### WRITTEN INSTRUCTION
The line containing "light = '#56C6F2'" marks the end: extract everything from the first line of the data through that line, exactly, with no pictures.

### RECORDED INFORMATION
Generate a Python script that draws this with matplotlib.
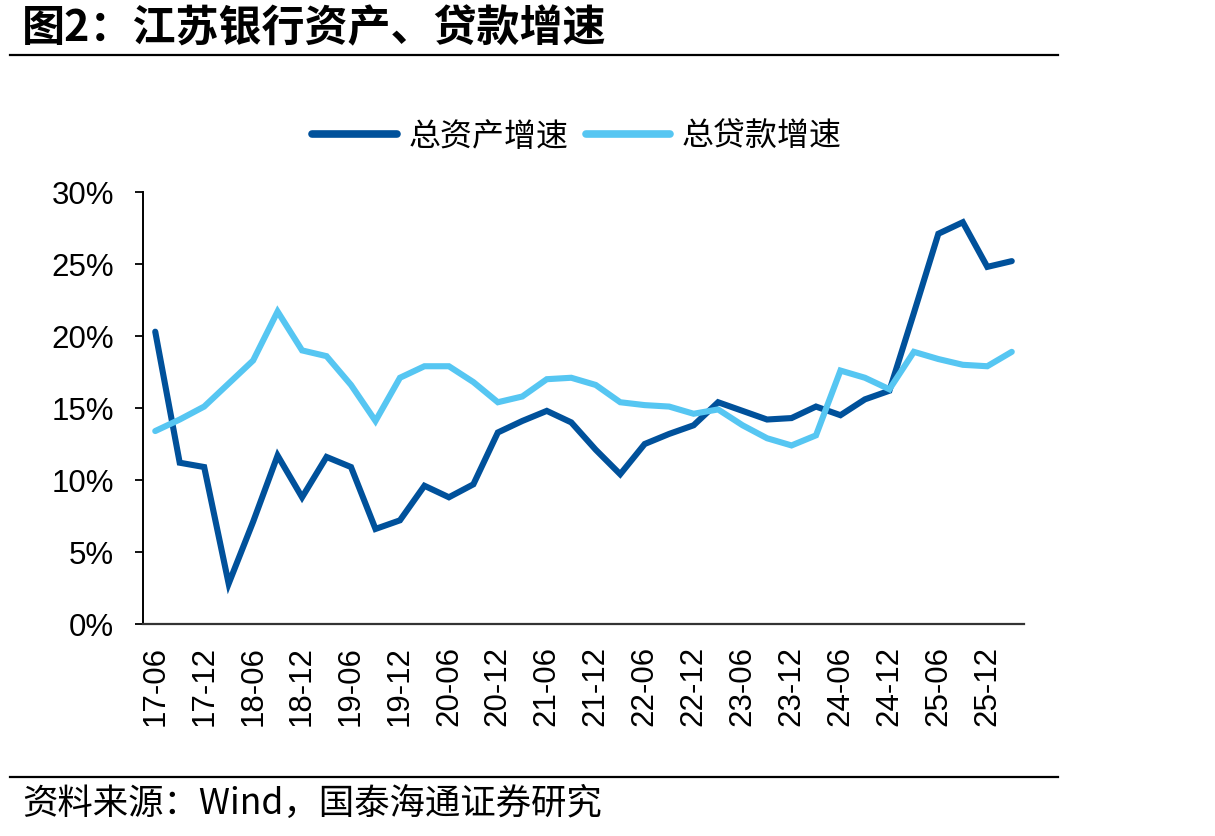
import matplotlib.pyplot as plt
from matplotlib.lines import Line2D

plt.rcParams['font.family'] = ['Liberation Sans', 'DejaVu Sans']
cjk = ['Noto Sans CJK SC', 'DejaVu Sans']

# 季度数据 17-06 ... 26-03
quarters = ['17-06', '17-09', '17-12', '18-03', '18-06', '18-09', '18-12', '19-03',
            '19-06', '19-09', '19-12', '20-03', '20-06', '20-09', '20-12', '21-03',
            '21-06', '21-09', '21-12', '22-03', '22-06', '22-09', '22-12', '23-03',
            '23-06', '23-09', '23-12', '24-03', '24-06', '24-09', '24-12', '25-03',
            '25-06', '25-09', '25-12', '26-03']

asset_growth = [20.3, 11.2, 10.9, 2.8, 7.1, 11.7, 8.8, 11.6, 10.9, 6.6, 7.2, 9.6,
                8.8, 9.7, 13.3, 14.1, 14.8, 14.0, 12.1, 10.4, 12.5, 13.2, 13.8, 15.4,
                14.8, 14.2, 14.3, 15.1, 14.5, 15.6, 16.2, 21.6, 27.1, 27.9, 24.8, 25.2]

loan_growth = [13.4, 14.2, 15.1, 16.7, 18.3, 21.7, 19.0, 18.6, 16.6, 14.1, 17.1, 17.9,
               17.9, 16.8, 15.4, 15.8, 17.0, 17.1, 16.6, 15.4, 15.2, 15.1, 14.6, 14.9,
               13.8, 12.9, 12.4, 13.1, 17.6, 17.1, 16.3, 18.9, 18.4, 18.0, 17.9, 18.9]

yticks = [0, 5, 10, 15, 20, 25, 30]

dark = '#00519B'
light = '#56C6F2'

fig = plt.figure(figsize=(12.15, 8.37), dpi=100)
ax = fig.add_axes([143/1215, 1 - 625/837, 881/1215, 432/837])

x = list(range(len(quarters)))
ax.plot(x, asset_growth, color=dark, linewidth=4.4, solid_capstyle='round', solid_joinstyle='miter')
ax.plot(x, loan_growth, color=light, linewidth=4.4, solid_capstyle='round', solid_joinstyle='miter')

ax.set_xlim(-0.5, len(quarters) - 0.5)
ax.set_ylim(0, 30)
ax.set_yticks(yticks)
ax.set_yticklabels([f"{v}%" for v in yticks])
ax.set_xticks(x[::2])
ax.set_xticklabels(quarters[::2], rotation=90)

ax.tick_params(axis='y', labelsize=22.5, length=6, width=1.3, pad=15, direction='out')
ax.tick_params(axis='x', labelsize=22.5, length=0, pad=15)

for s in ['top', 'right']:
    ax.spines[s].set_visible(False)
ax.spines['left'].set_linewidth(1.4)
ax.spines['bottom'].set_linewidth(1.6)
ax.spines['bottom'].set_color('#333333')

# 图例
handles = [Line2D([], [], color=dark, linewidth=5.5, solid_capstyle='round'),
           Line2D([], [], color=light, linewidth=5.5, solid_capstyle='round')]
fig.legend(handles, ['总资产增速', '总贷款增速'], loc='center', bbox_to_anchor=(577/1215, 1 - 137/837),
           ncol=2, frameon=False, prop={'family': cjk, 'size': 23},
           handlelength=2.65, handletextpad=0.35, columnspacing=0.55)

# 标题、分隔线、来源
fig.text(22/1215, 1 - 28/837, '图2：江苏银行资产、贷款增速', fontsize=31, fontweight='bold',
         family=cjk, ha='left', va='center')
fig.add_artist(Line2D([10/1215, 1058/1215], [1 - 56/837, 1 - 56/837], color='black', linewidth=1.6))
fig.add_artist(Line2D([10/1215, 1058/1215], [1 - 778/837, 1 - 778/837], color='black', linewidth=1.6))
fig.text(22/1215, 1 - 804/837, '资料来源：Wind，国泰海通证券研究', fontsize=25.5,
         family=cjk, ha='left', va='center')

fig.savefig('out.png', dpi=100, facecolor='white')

### WRITTEN RESPONSE
Generate a Python script that draws this with matplotlib.
import matplotlib.pyplot as plt
from matplotlib.lines import Line2D

plt.rcParams['font.family'] = ['Liberation Sans', 'DejaVu Sans']
cjk = ['Noto Sans CJK SC', 'DejaVu Sans']

# 季度数据 17-06 ... 26-03
quarters = ['17-06', '17-09', '17-12', '18-03', '18-06', '18-09', '18-12', '19-03',
            '19-06', '19-09', '19-12', '20-03', '20-06', '20-09', '20-12', '21-03',
            '21-06', '21-09', '21-12', '22-03', '22-06', '22-09', '22-12', '23-03',
            '23-06', '23-09', '23-12', '24-03', '24-06', '24-09', '24-12', '25-03',
            '25-06', '25-09', '25-12', '26-03']

asset_growth = [20.3, 11.2, 10.9, 2.8, 7.1, 11.7, 8.8, 11.6, 10.9, 6.6, 7.2, 9.6,
                8.8, 9.7, 13.3, 14.1, 14.8, 14.0, 12.1, 10.4, 12.5, 13.2, 13.8, 15.4,
                14.8, 14.2, 14.3, 15.1, 14.5, 15.6, 16.2, 21.6, 27.1, 27.9, 24.8, 25.2]

loan_growth = [13.4, 14.2, 15.1, 16.7, 18.3, 21.7, 19.0, 18.6, 16.6, 14.1, 17.1, 17.9,
               17.9, 16.8, 15.4, 15.8, 17.0, 17.1, 16.6, 15.4, 15.2, 15.1, 14.6, 14.9,
               13.8, 12.9, 12.4, 13.1, 17.6, 17.1, 16.3, 18.9, 18.4, 18.0, 17.9, 18.9]

yticks = [0, 5, 10, 15, 20, 25, 30]

dark = '#00519B'
light = '#56C6F2'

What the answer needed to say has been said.